I watched a talk on the new indexing engine a while back:

https://www.youtube.com/watch?v=zjG2Y01i3Kk

Can we attribute some of this renewed zeal in the search space to the creation of more approachable systems languages (i.e. Golang and Rust)? Maybe I just haven't been watching the search space but I feel it wasn't always this full of new projects putting up good numbers.

Yeah but it's golang, so it's kinda like java, so I see no pros in it TBH.
There are a lot of differences between Golang and Java. As much as I dislike writing Java when I have a choice, the JVM (with Java or whatever else on top) is a very capble tool... Could you explain what you mean by there being "no pros"?

Are you maybe trying to get at the difficulty of tuning the JVM?

rust/c++/c has no gc and better performance/efficiency compared to java/golang. so you get excited for a library/db in those languages

golang is kinda a java alternative. a db/search-engine in java/golang kinda sucks (it will under pressure)
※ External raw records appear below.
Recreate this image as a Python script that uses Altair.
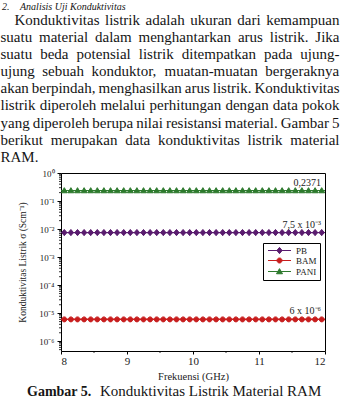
import altair as alt
import pandas as pd

# ---------------- data ----------------
series_names = ["PB", "BAM", "PANI"]
series_colors = ["#5a1c6e", "#c81e1e", "#2e7a2e"]

freq_ghz = [8.05, 8.15, 8.25, 8.35, 8.45, 8.55, 8.65, 8.75, 8.85, 8.95,
            9.05, 9.15, 9.25, 9.35, 9.45, 9.55, 9.65, 9.75, 9.85, 9.95,
            10.05, 10.15, 10.25, 10.35, 10.45, 10.55, 10.65, 10.75, 10.85, 10.95,
            11.05, 11.15, 11.25, 11.35, 11.45, 11.55, 11.65, 11.75, 11.85, 11.95]
pb_sigma = [0.0075, 0.0075, 0.0075, 0.0075, 0.0075, 0.0075, 0.0075, 0.0075, 0.0075, 0.0075,
            0.0075, 0.0075, 0.0075, 0.0075, 0.0075, 0.0075, 0.0075, 0.0075, 0.0075, 0.0075,
            0.0075, 0.0075, 0.0075, 0.0075, 0.0075, 0.0075, 0.0075, 0.0075, 0.0075, 0.0075,
            0.0075, 0.0075, 0.0075, 0.0075, 0.0075, 0.0075, 0.0075, 0.0075, 0.0075, 0.0075]
bam_sigma = [6e-6, 6e-6, 6e-6, 6e-6, 6e-6, 6e-6, 6e-6, 6e-6, 6e-6, 6e-6,
             6e-6, 6e-6, 6e-6, 6e-6, 6e-6, 6e-6, 6e-6, 6e-6, 6e-6, 6e-6,
             6e-6, 6e-6, 6e-6, 6e-6, 6e-6, 6e-6, 6e-6, 6e-6, 6e-6, 6e-6,
             6e-6, 6e-6, 6e-6, 6e-6, 6e-6, 6e-6, 6e-6, 6e-6, 6e-6, 6e-6]
pani_sigma = [0.2371, 0.2371, 0.2371, 0.2371, 0.2371, 0.2371, 0.2371, 0.2371, 0.2371, 0.2371,
              0.2371, 0.2371, 0.2371, 0.2371, 0.2371, 0.2371, 0.2371, 0.2371, 0.2371, 0.2371,
              0.2371, 0.2371, 0.2371, 0.2371, 0.2371, 0.2371, 0.2371, 0.2371, 0.2371, 0.2371,
              0.2371, 0.2371, 0.2371, 0.2371, 0.2371, 0.2371, 0.2371, 0.2371, 0.2371, 0.2371]

value_label_series = ["PANI", "PB", "BAM"]
value_label_sigma = [0.2371, 0.0075, 6e-6]
value_label_text = ["0,2371", "7,5 x 10⁻³", "6 x 10⁻⁶"]

x_tick_values = [8, 9, 10, 11, 12]
x_minor_ticks = [8.5, 9.5, 10.5, 11.5]
y_tick_values = [1e-6, 1e-5, 1e-4, 1e-3, 1e-2, 1e-1, 1]
y_tick_labels = ["10⁻⁶", "10⁻⁵", "10⁻⁴", "10⁻³", "10⁻²", "10⁻¹", "10⁰"]

x_title = "Frekuensi (GHz)"
y_title = "Konduktivitas Listrik σ (Scm⁻¹)"

heading_words = ["2.", "Analisis Uji Konduktivitas"]
paragraph_lines = [
    "Konduktivitas listrik adalah ukuran dari kemampuan",
    "suatu material dalam menghantarkan arus listrik. Jika",
    "suatu beda potensial listrik ditempatkan pada ujung-",
    "ujung sebuah konduktor, muatan-muatan bergeraknya",
    "akan berpindah, menghasilkan arus listrik. Konduktivitas",
    "listrik diperoleh melalui perhitungan dengan data pokok",
    "yang diperoleh berupa nilai resistansi material. Gambar 5",
    "berikut merupakan data konduktivitas listrik material",
    "RAM.",
]
caption_bold = "Gambar 5."
caption_text = "Konduktivitas Listrik Material RAM"

# ---------------- layout / style ----------------
SERIF = "Liberation Serif"
W, H = 264, 178
PAD_L, PAD_T = 61, 173
Y_MIN = 4.47e-7

# Times-compatible advance widths (per 1000 em) for text justification
ADV = {c: 500 for c in "bdghknopquvxy0123456789"}
ADV.update({"a": 444, "c": 444, "e": 444, "z": 444, "f": 333, "r": 333, "-": 333,
            "i": 278, "j": 278, "l": 278, "t": 278, "s": 389, "m": 778, "w": 722,
            " ": 250, ".": 250, ",": 250, "K": 722, "J": 389, "G": 722, "R": 667,
            "A": 722, "M": 889})


def adv(word, size):
    return sum(ADV.get(ch, 500) for ch in word) / 1000.0 * size


BODY = 15
rows = []
# section heading (italic)
rows.append(dict(t=heading_words[0], px=2 - PAD_L, py=9.5 - PAD_T, kind="ital"))
rows.append(dict(t=heading_words[1], px=20 - PAD_L, py=9.5 - PAD_T, kind="ital"))
left_edge, right_edge, indent = 0.5, 339.5, 14.0
for i, line in enumerate(paragraph_lines):
    words = line.split(" ")
    base = 25.2 + i * 17.05
    x0 = left_edge + (indent if i == 0 else 0.0)
    widths = [adv(w, BODY) for w in words]
    if i == len(paragraph_lines) - 1 or len(words) == 1:
        gap = 0.25 * BODY
    else:
        gap = (right_edge - x0 - sum(widths)) / (len(words) - 1)
    x = x0
    for w, wd in zip(words, widths):
        rows.append(dict(t=w, px=x - PAD_L, py=base - PAD_T, kind="body"))
        x += wd + gap
rows.append(dict(t=caption_bold, px=27 - PAD_L, py=396 - PAD_T, kind="capb"))
rows.append(dict(t=caption_text, px=100 - PAD_L, py=396 - PAD_T, kind="body"))
text_df = pd.DataFrame(rows)

# ---------------- chart ----------------
records = []
for name, vals in zip(series_names, [pb_sigma, bam_sigma, pani_sigma]):
    for f, v in zip(freq_ghz, vals):
        records.append(dict(series=name, freq=f, sigma=v))
df = pd.DataFrame(records)

LINE = "M-4.6,0H4.6 "
shapes = [LINE + "M0,-1.25L1.05,0L0,1.25L-1.05,0Z",
          LINE + "M-1,0A1,1,0,1,1,1,0A1,1,0,1,1,-1,0Z",
          LINE + "M0,-1.15L1.2,0.9L-1.2,0.9Z"]

xscale = alt.Scale(domain=[8, 12], nice=False, zero=False)
yscale = alt.Scale(type="log", domain=[Y_MIN, 1], nice=False)

legend = alt.Legend(title=None, orient="none", legendX=202, legendY=70,
                    direction="vertical", strokeColor="black", fillColor="white",
                    padding=3, labelFont=SERIF, labelFontSize=9, labelColor="#222",
                    symbolSize=25, symbolStrokeWidth=1, rowPadding=0,
                    symbolOffset=9, labelOffset=12, cornerRadius=0)

label_expr = "[" + ",".join("'%s'" % s for s in y_tick_labels) + "][round(log(datum.value)/LN10)+6]"

points = alt.Chart(df).mark_point(filled=True, size=25, strokeWidth=1, opacity=1, clip=True).encode(
    x=alt.X("freq:Q", scale=xscale,
            axis=alt.Axis(values=x_tick_values, format="d", title=x_title, grid=False,
                          domain=False, tickSize=3, tickColor="black", labelPadding=1,
                          labelFont=SERIF, labelFontSize=11, labelColor="#222",
                          titleFont=SERIF, titleFontSize=10.5, titleFontWeight="normal",
                          titleColor="#222", titlePadding=5)),
    y=alt.Y("sigma:Q", scale=yscale,
            axis=alt.Axis(values=y_tick_values, labelExpr=label_expr, title=y_title, grid=False,
                          domain=False, tickSize=4, tickColor="black", labelPadding=3,
                          labelFont=SERIF, labelFontSize=9, labelColor="#222",
                          titleFont=SERIF, titleFontSize=9.5, titleFontWeight="normal",
                          titleColor="#222", titlePadding=11)),
    color=alt.Color("series:N", scale=alt.Scale(domain=series_names, range=series_colors), legend=legend),
    stroke=alt.Stroke("series:N", scale=alt.Scale(domain=series_names, range=series_colors), legend=legend),
    shape=alt.Shape("series:N", scale=alt.Scale(domain=series_names, range=shapes), legend=legend),
)

ann_df = pd.DataFrame(dict(series=value_label_series, sigma=value_label_sigma,
                           label=value_label_text, freq=[12] * 3))
annotations = alt.Chart(ann_df).mark_text(align="right", baseline="alphabetic", dx=-4, dy=-5,
                                          font=SERIF, fontSize=10, color="#222").encode(
    x=alt.X("freq:Q", scale=xscale), y=alt.Y("sigma:Q", scale=yscale), text="label:N")

minor_y = [m * 10.0 ** e for e in range(-7, 0) for m in range(2, 10) if m * 10.0 ** e >= Y_MIN]
minor_y_ticks = alt.Chart(pd.DataFrame(dict(v=minor_y))).mark_rule(color="black", strokeWidth=0.8).encode(
    y=alt.Y("v:Q", scale=yscale), x=alt.value(0), x2=alt.value(-2))
minor_x_ticks = alt.Chart(pd.DataFrame(dict(v=x_minor_ticks))).mark_rule(color="black", strokeWidth=0.8).encode(
    x=alt.X("v:Q", scale=xscale), y=alt.value(H), y2=alt.value(H + 2))

plot = alt.layer(minor_y_ticks, minor_x_ticks, points, annotations)


def text_layer(kind, **kw):
    return alt.Chart(text_df).transform_filter(alt.datum.kind == kind).mark_text(
        align="left", baseline="alphabetic", font=SERIF, color="#151515", **kw).encode(
        x=alt.X("px:Q", scale=None, axis=None),
        y=alt.Y("py:Q", scale=None, axis=None),
        text="t:N")


texts = alt.layer(
    text_layer("body", fontSize=BODY),
    text_layer("ital", fontSize=10, fontStyle="italic"),
    text_layer("capb", fontSize=14, fontWeight="bold"),
)

chart = alt.layer(plot, texts).resolve_scale(x="independent", y="independent").properties(
    width=W, height=H,
    autosize=alt.AutoSizeParams(type="none"),
    padding={"left": PAD_L, "top": PAD_T, "right": 340 - PAD_L - W, "bottom": 403 - PAD_T - H},
    background="white",
).configure_view(stroke="black", strokeWidth=1)

chart.save("out.html", embed_options={"renderer": "svg", "actions": False})
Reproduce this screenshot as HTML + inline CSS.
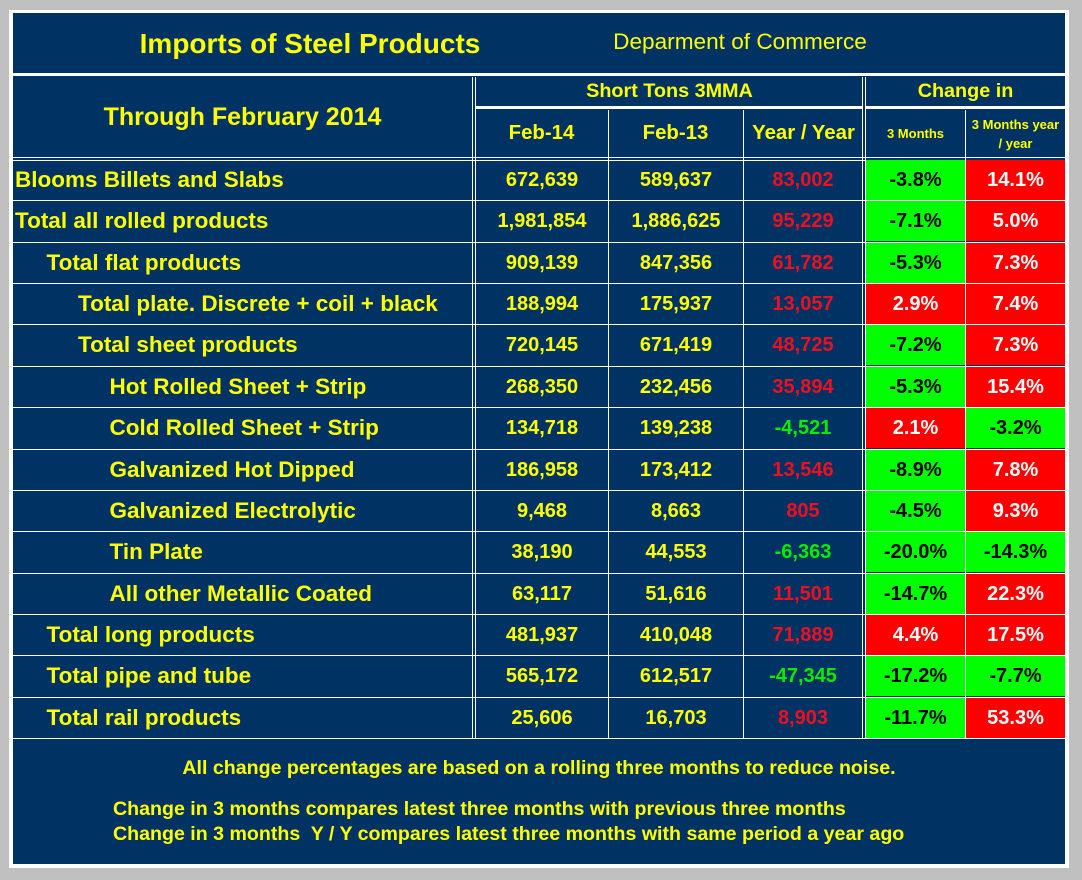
<!DOCTYPE html>
<html><head><meta charset="utf-8"><style>
body{margin:0;width:1082px;height:880px;background:#c0c0c0;position:relative;overflow:hidden;font-family:"Liberation Sans",Arial,sans-serif;font-weight:bold}
.a{position:absolute;box-sizing:border-box}
.ln{position:absolute;background:#fff}
.c{position:absolute;display:flex;align-items:center;justify-content:center;color:#ffff00;font-size:20px;white-space:nowrap}
</style></head><body>
<div class="a" style="left:9px;top:10px;width:1060px;height:858px;background:#fff"></div>
<div class="a" style="left:13px;top:13px;width:1052px;height:851px;background:#003263"></div>
<div class="c" style="left:100px;top:22px;width:420px;height:44px;font-size:28px">Imports of Steel Products</div>
<div class="c" style="left:590px;top:22px;width:300px;height:40px;font-size:22.6px;font-weight:normal">Deparment of Commerce</div>
<div class="c" style="left:13px;top:77px;width:459px;height:80px;font-size:25px">Through February 2014</div>
<div class="c" style="left:476px;top:77px;width:387px;height:29px;font-size:19.8px">Short Tons 3MMA</div>
<div class="c" style="left:866px;top:77px;width:199px;height:29px;font-size:19.8px">Change in</div>
<div class="c" style="left:476px;top:110px;width:131px;height:47px;font-size:20.4px">Feb-14</div>
<div class="c" style="left:609px;top:110px;width:133px;height:47px;font-size:20.4px">Feb-13</div>
<div class="c" style="left:744px;top:110px;width:119px;height:47px;font-size:20.4px">Year / Year</div>
<div class="c" style="left:866px;top:110px;width:99px;height:47px;font-size:13px">3 Months</div>
<div class="c" style="left:966px;top:110px;width:99px;height:47px;font-size:13px;text-align:center;line-height:19px;overflow:hidden">3 Months year<br>/ year</div>
<div class="c" style="left:13px;top:755px;width:1052px;height:26px;font-size:19.6px">All change percentages are based on a rolling three months to reduce noise.</div>
<div class="a" style="left:113px;top:798px;color:#ff0;font-size:19.6px">Change in 3 months compares latest three months with previous three months</div>
<div class="a" style="left:113px;top:823px;color:#ff0;font-size:19.6px;white-space:pre">Change in 3 months  Y / Y compares latest three months with same period a year ago</div>
<div id="grid"></div>
<script>
const labels=["Blooms Billets and Slabs","Total all rolled products","Total flat products","Total plate. Discrete + coil + black","Total sheet products","Hot Rolled Sheet + Strip","Cold Rolled Sheet + Strip","Galvanized Hot Dipped","Galvanized Electrolytic","Tin Plate","All other Metallic Coated","Total long products","Total pipe and tube","Total rail products"];
const indents=[0,0,1,2,2,3,3,3,3,3,3,1,1,1];
const feb14=[672639,1981854,909139,188994,720145,268350,134718,186958,9468,38190,63117,481937,565172,25606];
const feb13=[589637,1886625,847356,175937,671419,232456,139238,173412,8663,44553,51616,410048,612517,16703];
const yoyDiff=[83002,95229,61782,13057,48725,35894,-4521,13546,805,-6363,11501,71889,-47345,8903];
const chg3m=[-3.8,-7.1,-5.3,2.9,-7.2,-5.3,2.1,-8.9,-4.5,-20.0,-14.7,4.4,-17.2,-11.7];
const chgYoY=[14.1,5.0,7.3,7.4,7.3,15.4,-3.2,7.8,9.3,-14.3,22.3,17.5,-7.7,53.3];
const g=document.getElementById('grid');
const top0=159, rh=41.36;
function add(cls,st,txt){const d=document.createElement('div');d.className=cls;d.style.cssText=st;if(txt!==undefined)d.textContent=txt;g.appendChild(d);return d;}
const fmt=n=>n.toLocaleString('en-US');
let l;
l=add('ln','left:13px;top:73px;width:1052px;height:3px');
l=add('ln','left:476px;top:106px;width:387px;height:3px');
l=add('ln','left:866px;top:106px;width:199px;height:3px');
l=add('ln','left:13px;top:157px;width:1052px;height:1px');
l=add('ln','left:13px;top:160px;width:1052px;height:1px');
l=add('ln','left:13px;top:738px;width:1052px;height:1px');
[[472,77],[475,77],[608,110],[743,110],[862,77],[865,77],[965,110]].forEach(([x,t])=>{
  l=add('ln','left:'+x+'px;top:'+t+'px;width:1px;height:'+(738-t)+'px');
  
  
});
labels.forEach((lab,i)=>{
  const y=top0+i*rh;
  if(i>0){l=add('ln','left:13px;top:'+Math.round(y)+'px;width:1052px;height:1px');
    
    }
  const ty=Math.round(y)+1,h=Math.round(rh)-1;
  let c=add('c','left:'+(15+indents[i]*31.5)+'px;top:'+ty+'px;height:'+h+'px;font-size:22.5px',lab);
  
  
  c=add('c','left:476px;top:'+ty+'px;width:132px;height:'+h+'px',fmt(feb14[i]));
  
  
  c=add('c','left:609px;top:'+ty+'px;width:134px;height:'+h+'px',fmt(feb13[i]));
  
  
  const d=yoyDiff[i];
  c=add('c','left:744px;top:'+ty+'px;width:118px;height:'+h+'px;color:'+(d<0?'#00ee00':'#ee1020'),fmt(d));
  
  
  const v1=chg3m[i];
  c=add('c','left:866px;top:'+ty+'px;width:99px;height:'+h+'px;background:'+(v1<0?'#00ff00':'#ff0000')+';color:'+(v1<0?'#000':'#fff'),v1.toFixed(1)+'%');
  
  
  const v2=chgYoY[i];
  c=add('c','left:966px;top:'+ty+'px;width:99px;height:'+h+'px;background:'+(v2<0?'#00ff00':'#ff0000')+';color:'+(v2<0?'#000':'#fff'),v2.toFixed(1)+'%');
  
  
});
</script>
</body></html>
While I definitely agree with you on the broad strokes of the differences between rust/c++/c and java/golang (representing languages without runtimes and those with them respectively), I'd say that golang is a bit more than a java alternative if we consider more than whether a runtime is included or not.

Of course, if the only consideration is whether a runtime is there or not, golang is identical to java but also identical to common lisp or maybe even interpreted languages like python.

I do want to point out that it's possible to write horribly buggy code in c++/c (less so in rust :), which can tank performance/efficiency when compared to a java/golang program. All things considered though, the ceiling on performance and efficiency is of course higher in manual memory management land.

Thanks for clarifying what you meant!

golang isn't even close to using the same amount of memory as java, so at least there's that.